9. A loud-speaking telephone system as in claim 2, wherein said circuit means comprises:

first and second series connected resistors connected between said first input terminal and the base of said first transistor, and a third resistor connected between said voltage supply and the collector of said first transistor;

a second voltage supply,

fourth and fifth series resistors connected between said second input terminals and the base of said second transistor, and a sixth resistor connected between said second voltage supply and the collector of said second transistor, the emitter of said second transistor being connected to the collector electrode of said first transistor,

a first diode connected to a junction between said first and second resistors and said second output terminals;

a second diode connected between said first output terminal and the collector of said first transistor,

a third diode connected to the junction between said fourth and fifth resistors and said first output terminal; and

a fourth diode connected between said second output terminal and the collector of said second transistor.

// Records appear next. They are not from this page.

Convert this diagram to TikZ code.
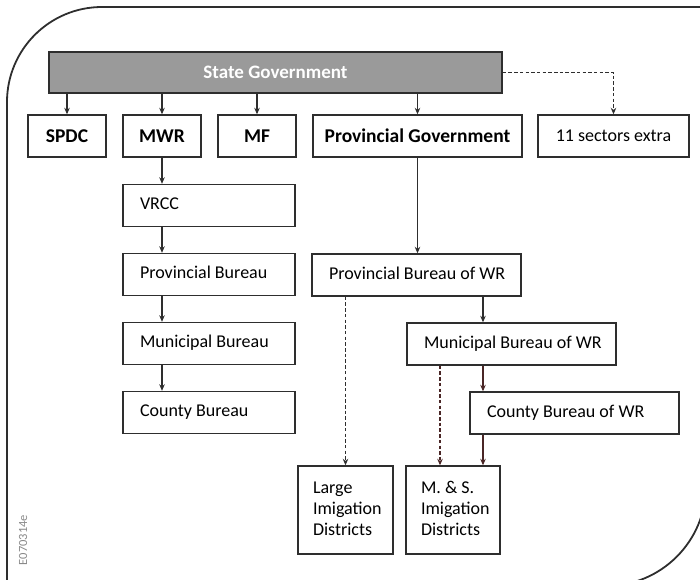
\documentclass[tikz,border=0pt]{standalone}
\usepackage{fontspec}
\setmainfont{Carlito}
\usetikzlibrary{arrows.meta}
\definecolor{linegray}{HTML}{2E2E2E}
\definecolor{bargray}{HTML}{9A9A9A}
\definecolor{arrowdark}{HTML}{4A2626}
\definecolor{labelgray}{HTML}{8A8A8A}
\newcommand\leftlines[2]{\raisebox{-1.5pt}{\makebox[#1][l]{\begin{tabular}{@{}l@{}}#2\end{tabular}}}}
\begin{document}
\begin{tikzpicture}[x=1pt,y=-1pt,
  box/.style={draw=linegray, line width=1.4pt, inner sep=0pt, minimum height=42pt,
    font=\fontsize{18}{21}\selectfont},
  topbox/.style={box, font=\fontsize{19.5}{21}\selectfont\bfseries},
  leftbox/.style={box, inner xsep=17pt},
  arr/.style={draw=linegray, line width=1.6pt, -{Stealth[length=6.5pt,width=5.5pt]}},
  darr/.style={arr, line width=1.8pt, dash pattern=on 3.5pt off 2.2pt},
  marr/.style={arr, draw=arrowdark},
  mdarr/.style={darr, draw=arrowdark}]
\useasboundingbox (0,0) rectangle (700,579);
\begin{scope}
  \clip (0,0) rectangle (700,579);
  \draw[line width=1.8pt, linegray, rounded corners=95pt] (7,640) -- (7,7) -- (760,7);
  \draw[line width=1.8pt, linegray, rounded corners=100pt] (706,380) -- (706,586) -- (480,586);
\end{scope}
\node[rotate=90, text=labelgray, font=\fontsize{12.5}{12.5}\selectfont] (code) at (23,540) {E070314e};

\node[box, fill=bargray, minimum width=453pt, minimum height=41pt, text=white,
  font=\fontsize{19}{21}\selectfont\bfseries] (bar) at (275.5,72.5) {State Government};

\node[topbox, minimum width=78pt] (spdc) at (67,136) {SPDC};
\node[topbox, minimum width=78pt] (mwr) at (162,136) {MWR};
\node[topbox, minimum width=78pt] (mf) at (257,136) {MF};
\node[topbox, minimum width=209pt] (provgov) at (417.5,136) {Provincial Government};
\node[box, minimum width=151pt] (sectors) at (613.5,136) {11 sectors extra};

\node[leftbox] (vrcc) at (209,205.5) {\leftlines{138pt}{VRCC}};
\node[leftbox] (pb) at (209,274.5) {\leftlines{138pt}{Provincial Bureau}};
\node[leftbox] (mb) at (209,343.5) {\leftlines{138pt}{Municipal Bureau}};
\node[leftbox] (cb) at (209,412.5) {\leftlines{138pt}{County Bureau}};

\node[leftbox] (pbwr) at (416.5,275) {\leftlines{175pt}{Provincial Bureau of WR}};
\node[leftbox] (mbwr) at (511.5,344) {\leftlines{175pt}{Municipal Bureau of WR}};
\node[leftbox] (cbwr) at (574.5,413) {\leftlines{175pt}{County Bureau of WR}};

\node[leftbox, inner xsep=15pt, minimum height=88pt] (large) at (345.5,510) {\leftlines{65pt}{Large\\Imigation\\Districts}};
\node[leftbox, inner xsep=15pt, minimum height=88pt] (ms) at (453,510) {\leftlines{64pt}{M. \& S.\\Imigation\\Districts}};

\coordinate (colx) at (483,0);
\coordinate (dashx) at (440,0);

\draw[arr] (bar.south -| spdc.north) -- (spdc.north);
\draw[arr] (bar.south -| mwr.north) -- (mwr.north);
\draw[arr] (bar.south -| mf.north) -- (mf.north);
\draw[arr] (bar.south -| provgov.north) -- (provgov.north);
\draw[darr] (bar.east) -| (sectors.north);

\draw[arr] (mwr.south) -- (mwr.south |- vrcc.north);
\draw[arr] (vrcc.south -| mwr.south) -- (pb.north -| mwr.south);
\draw[arr] (pb.south -| mwr.south) -- (mb.north -| mwr.south);
\draw[arr] (mb.south -| mwr.south) -- (cb.north -| mwr.south);

\draw[arr] (provgov.south) -- (provgov.south |- pbwr.north);
\draw[arr] (pbwr.south -| colx) -- (mbwr.north -| colx);
\draw[marr] (mbwr.south -| colx) -- (cbwr.north -| colx);
\draw[marr] (cbwr.south -| colx) -- (ms.north -| colx);
\draw[darr] (pbwr.south -| large.north) -- (large.north);
\draw[mdarr] (mbwr.south -| dashx) -- (ms.north -| dashx);
\end{tikzpicture}
\end{document}
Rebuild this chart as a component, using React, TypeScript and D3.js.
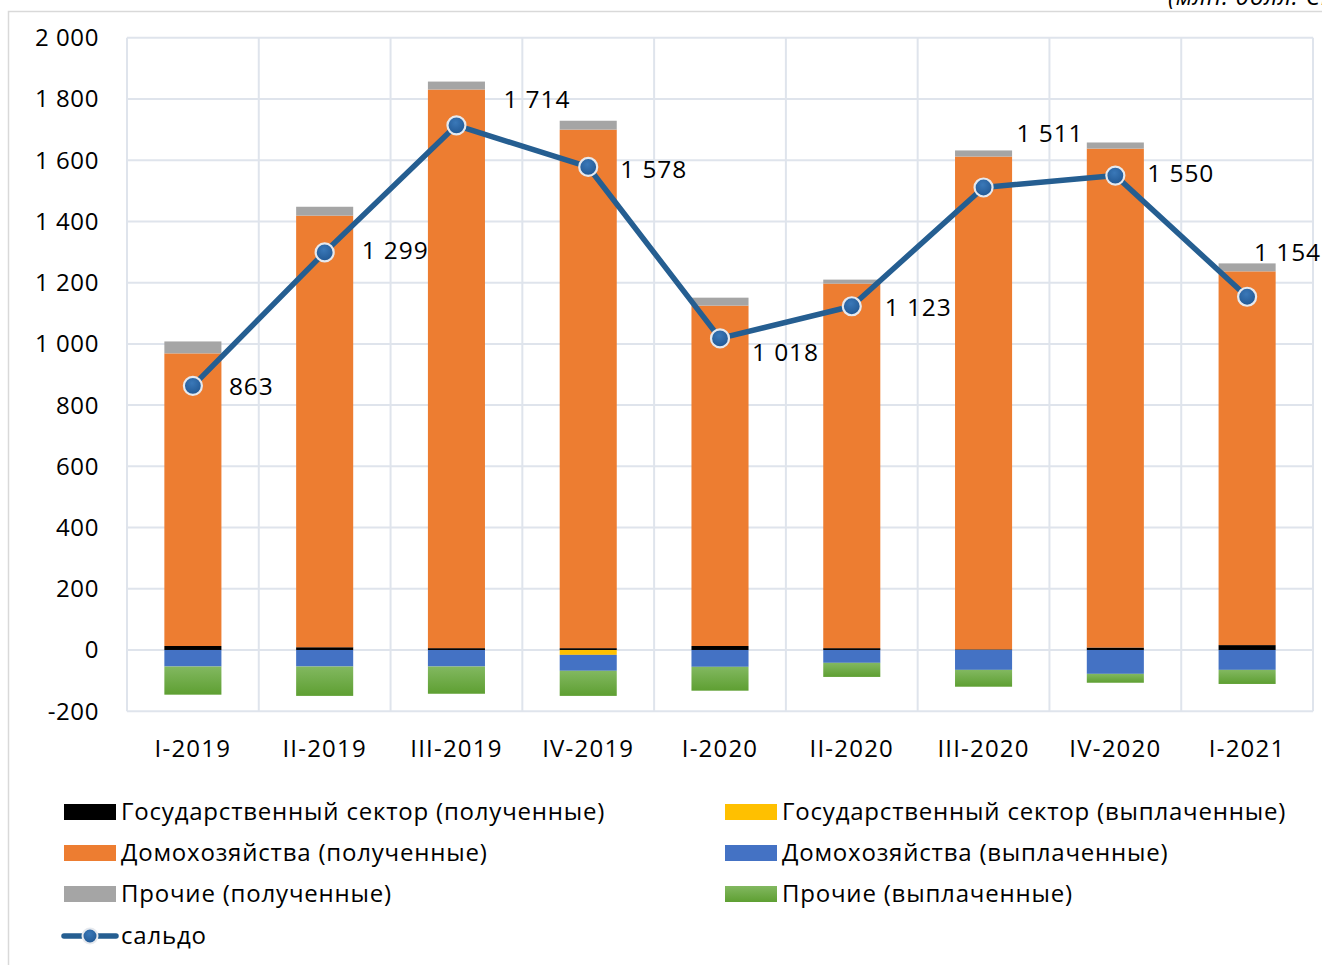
import React from "react";
import * as d3 from "d3";

const categories = ["I-2019", "II-2019", "III-2019", "IV-2019", "I-2020", "II-2020", "III-2020", "IV-2020", "I-2021"];
const govReceived = [13, 9, 6, 6, 13, 6, 2, 8, 16];
const govPaid = [0, 0, 0, -16, 0, 0, 0, 0, 0];
const hhReceived = [956, 1410, 1825, 1694, 1112, 1191, 1610, 1630, 1221];
const hhPaid = [-54, -54, -54, -52, -55, -42, -65, -78, -65];
const otherReceived = [39, 29, 26, 29, 26, 13, 20, 20, 26];
const otherPaid = [-92, -96, -89, -82, -78, -46, -55, -29, -46];
const saldo = [863, 1299, 1714, 1578, 1018, 1123, 1511, 1550, 1154];
const yTicks = [-200, 0, 200, 400, 600, 800, 1000, 1200, 1400, 1600, 1800, 2000];

const seriesKeys = ["govReceived", "govPaid", "hhReceived", "hhPaid", "otherReceived", "otherPaid"];
const seriesNames: Record<string, string> = {
  govReceived: "Государственный сектор (полученные)",
  govPaid: "Государственный сектор (выплаченные)",
  hhReceived: "Домохозяйства (полученные)",
  hhPaid: "Домохозяйства (выплаченные)",
  otherReceived: "Прочие (полученные)",
  otherPaid: "Прочие (выплаченные)",
};
const colors: Record<string, string> = {
  govReceived: "#000000",
  govPaid: "#FFC000",
  hhReceived: "#ED7D31",
  hhPaid: "#4472C4",
  otherReceived: "#A5A5A5",
  otherPaid: "url(#greenGrad)",
};

// layout-only label offsets (dx, dy) from each saldo point
const labelOffsets: [number, number][] = [
  [36, 1], [37, -2], [47, -26], [32, 2], [32, 14], [33, 1], [33, -54], [32, -2], [7, -44],
];

const FONT = "'Open Sans', sans-serif";

export default function App() {
  const W = 1322, H = 965;
  const left = 127, right = 1313, top = 37.8, bottom = 711.2;

  const x = d3.scaleBand<string>().domain(categories).range([left, right]).padding(0);
  const y = d3.scaleLinear().domain([-200, 2000]).range([bottom, top]);
  const barW = x.bandwidth() * 0.433;

  const table = categories.map((c, i) => ({
    cat: c,
    govReceived: govReceived[i],
    govPaid: govPaid[i],
    hhReceived: hhReceived[i],
    hhPaid: hhPaid[i],
    otherReceived: otherReceived[i],
    otherPaid: otherPaid[i],
  }));
  const stacked = d3.stack<any>().keys(seriesKeys).offset(d3.stackOffsetDiverging)(table);

  const cx = (c: string) => (x(c) as number) + x.bandwidth() / 2;
  const line = d3.line<number>().x((_, i) => cx(categories[i])).y((v) => y(v));

  const gridColor = "#DFE4EC";
  const fmt = (v: number) => {
    const s = Math.abs(v).toString();
    const withSp = s.length > 3 ? s.slice(0, s.length - 3) + " " + s.slice(s.length - 3) : s;
    return (v < 0 ? "-" : "") + withSp;
  };

  const legendLeft = ["govReceived", "hhReceived", "otherReceived"];
  const legendRight = ["govPaid", "hhPaid", "otherPaid"];
  const legendRows = [812, 853, 894];

  return (
    <svg width={W} height={H} style={{ position: "absolute", left: 0, top: 0, background: "#fff" }} fontFamily={FONT}>
      <defs>
        <linearGradient id="greenGrad" x1="0" y1="0" x2="0" y2="1">
          <stop offset="0%" stopColor="#82B860" />
          <stop offset="100%" stopColor="#5E9F32" />
        </linearGradient>
        <radialGradient id="markerGrad" cx="0.45" cy="0.35" r="0.7">
          <stop offset="0%" stopColor="#3A78B8" />
          <stop offset="100%" stopColor="#1F5590" />
        </radialGradient>
      </defs>
      <rect x={0} y={0} width={W} height={H} fill="#fff" />
      {/* chart frame */}
      <path d={`M8.5,${H + 5} V11.5 H${W + 5}`} fill="none" stroke="#D9D9D9" strokeWidth={1.5} />
      <text x={1168} y={5} fontSize={24} fontStyle="italic" fill="#000" letterSpacing={0.8}>(млн. долл. США)</text>

      {/* gridlines */}
      {yTicks.map((t) => (
        <line key={"h" + t} x1={left} x2={right} y1={y(t)} y2={y(t)} stroke={gridColor} strokeWidth={2} />
      ))}
      {categories.map((c) => (
        <line key={"v" + c} x1={x(c) as number} x2={x(c) as number} y1={top} y2={bottom} stroke={gridColor} strokeWidth={2} />
      ))}
      <line x1={right} x2={right} y1={top} y2={bottom} stroke={gridColor} strokeWidth={2} />

      {/* bars */}
      {stacked.map((s) => (
        <g key={s.key} fill={colors[s.key]}>
          {s.map((d, i) => {
            const y0 = y(d[0]), y1 = y(d[1]);
            const h = Math.abs(y1 - y0);
            if (h < 0.01) return null;
            return <rect key={i} x={cx(categories[i]) - barW / 2} y={Math.min(y0, y1)} width={barW} height={h} />;
          })}
        </g>
      ))}

      {/* saldo line */}
      <path d={line(saldo) || ""} fill="none" stroke="#255E91" strokeWidth={5.5} strokeLinejoin="round" />
      {saldo.map((v, i) => (
        <circle key={i} cx={cx(categories[i])} cy={y(v)} r={9} fill="url(#markerGrad)" stroke="#E6E9EE" strokeWidth={2.2} />
      ))}
      {saldo.map((v, i) => (
        <text key={"l" + i} x={cx(categories[i]) + labelOffsets[i][0]} y={y(v) + labelOffsets[i][1]} dy="0.35em" fontSize={24.5} fill="#000" letterSpacing={0.9}>
          {fmt(v)}
        </text>
      ))}

      {/* y axis labels */}
      {yTicks.map((t) => (
        <text key={"yt" + t} x={99} y={y(t)} dy="0.35em" textAnchor="end" fontSize={24} fill="#000" letterSpacing={0.6}>
          {fmt(t)}
        </text>
      ))}
      {/* x axis labels */}
      {categories.map((c) => (
        <text key={"xt" + c} x={cx(c)} y={749} dy="0.35em" textAnchor="middle" fontSize={24} fill="#000" letterSpacing={1.2}>
          {c}
        </text>
      ))}

      {/* legend */}
      {legendLeft.map((k, i) => (
        <g key={k}>
          <rect x={64} y={legendRows[i] - 8} width={52} height={16} fill={colors[k]} />
          <text x={121} y={legendRows[i]} dy="0.35em" fontSize={24} fill="#000" letterSpacing={0.8}>{seriesNames[k]}</text>
        </g>
      ))}
      {legendRight.map((k, i) => (
        <g key={k}>
          <rect x={725} y={legendRows[i] - 8} width={52} height={16} fill={colors[k]} />
          <text x={782} y={legendRows[i]} dy="0.35em" fontSize={24} fill="#000" letterSpacing={0.8}>{seriesNames[k]}</text>
        </g>
      ))}
      <g>
        <line x1={64} x2={116} y1={936} y2={936} stroke="#255E91" strokeWidth={5.5} strokeLinecap="round" />
        <circle cx={90} cy={936} r={7.5} fill="url(#markerGrad)" stroke="#E6E9EE" strokeWidth={2} />
        <text x={121} y={936} dy="0.35em" fontSize={24} fill="#000" letterSpacing={0.8}>сальдо</text>
      </g>
    </svg>
  );
}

10. A loud-speaking telephone system as in claim 2, wherein said circuit means comprises:

first and second series connected resistors connected between said first input terminal and the base of said first transistor, and a third resistor connected between said voltage supply and the collector of said first transistor, said collector of said first transistor being connected to said first output terminal, the emitter of said first transistor being connected to said reference potential;

a second voltage supply;

fourth and fifth series connected resistors connected between said second input terminal and the base of said second transistor, and a sixth resistor connected between said second voltage supply and the collector of said second transistor, the emitter of said second transistor being connected to said reference potential;

a first diode connected to a junction between said first and second resistors and the collector of said second transistor; and

a second diode connected to a junction between said fourth and fifth resistors and the collector of said first transistor.